Written by: Shirin Nafaji
Directed by: James Kim
“All weapons simply pass through and come out the other end, like that ball bearing I once mistook for a mint.”
I don’t about the rest of you, but this is the one I was the most wary of when I saw the episode titles, so I’m amused and confused by how benign and straightforward it actually is. Not to sound like the show’s typical both-sides apathy, but the whole ‘cancelling’ conversation is a deeply tedious one to me; I’m on the side of ‘I don’t care if people get fired for saying something racist or groping a coworker’, but I also don’t hunt people down to yell ‘it’s called consequences culture’ at them. I was suspicious that this episode would be one of two things: jokes at the expense of people getting cancelled or jokes at the expense of people who were doing the cancelling. Neither would be particularly funny to me; the latter would be abhorrent and the former would be tedious.
“I’m filing a formal complaint!”
“It’s pronounced ‘compliment’.”
It comes dangerously close to finger-wagging – whether it’s in the mouth of a good guy or a and guy, I simply do not want to hear the word ‘woke’ ever again – but I think there are two things that make this work for me. The first is that this is a little more sophisticated than that; not much more sophisticated, but enough to feel like a solid idea to build a comedy episode around. Zapp’s cancelling is played as a genuine moral victory, but it’s also a superficial cover for a military-industrial complex that is perfectly comfortable getting rid of men and replacing them with competent women so long as we can keep invading places and taking their resources. It’s a solid foundation for a bunch of cynical jokes.

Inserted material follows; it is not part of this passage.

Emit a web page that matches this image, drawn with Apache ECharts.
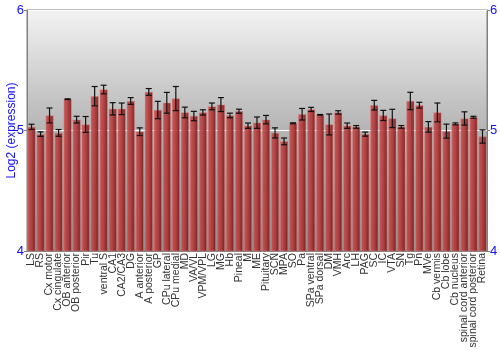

“You’ve really hit rock top!”
It helps enormously that this is a grounding for character-specific jokes and stories. On a fundamental level, the jokes here are no different from every other Zapp joke and story we’ve ever had – this genuinely feels like a straightforward Zapp Brannigan set of gags where he’s comically awful to people, gets punished for it, then learns nothing. We’re also not only getting Zapp gags, because this turns out to be a Leela story too; this season has had a strange, messy tone, and this is the first to have a full-on classic TV A- and B-plot structure. It doesn’t get as much closure on the subject as I would like, but this is also about Leela’s personal ambitions.
“Negative! Right?”
“Affirmative.”
It’s an interesting subject to interrogate; Leela has always been defined by her desire to be successful and normal, and her arc has been one of slowly accepting that not only are there things out of her reach, she never really wanted them anyway (usually, expressed as her failing to be a comic foil and revealing pettiness and insecurity). I enjoy the initial scenes in which she contends with being a big fish in a small pond – she might be the smartest character in Planet Express, but that’s not really a high bar. I enjoy that the ending is her realising that, while she can be frustrated with her day-to-day problems, she finds genuine fulfilment in her life in a way that being groped by weird aliens for a living would not do.
Title Card: If you can read this, you’re too far from the screen
Cartoon Billboard: “Chinaman’s Chance”, 1933
“I, Bender, humbly accept this prestigious appointment. Also, it comes with double salary.”
Kathy Griffin guest stars as Captain Cranky.
Bender gets pushed to the back of the plot, which as always only serves to make him funnier; when he caught himself on the winch, I actually kind of hoped he would have a C-plot stuck there trying to free/amuse himself. I will admit, seeing Kif subject Zapp to a formal complaint is weirdly satisfying, as well as people gasping in horror at Zapp doing what he always does. The Hyperchicken Lawyer acting as prosecution and defence feels like a hilarious absurd conclusion to him being the show’s only lawyer.
“That hurt in more ways than one! It hurt in two ways!”
Zapp wearing a C is a reference to The Scarlet Letter. You may have noticed a few references to Star Trek.
Biggest Laugh:
“It’s like a slot machine that keeps paying out air!”
“That sounds like a really boring casino.”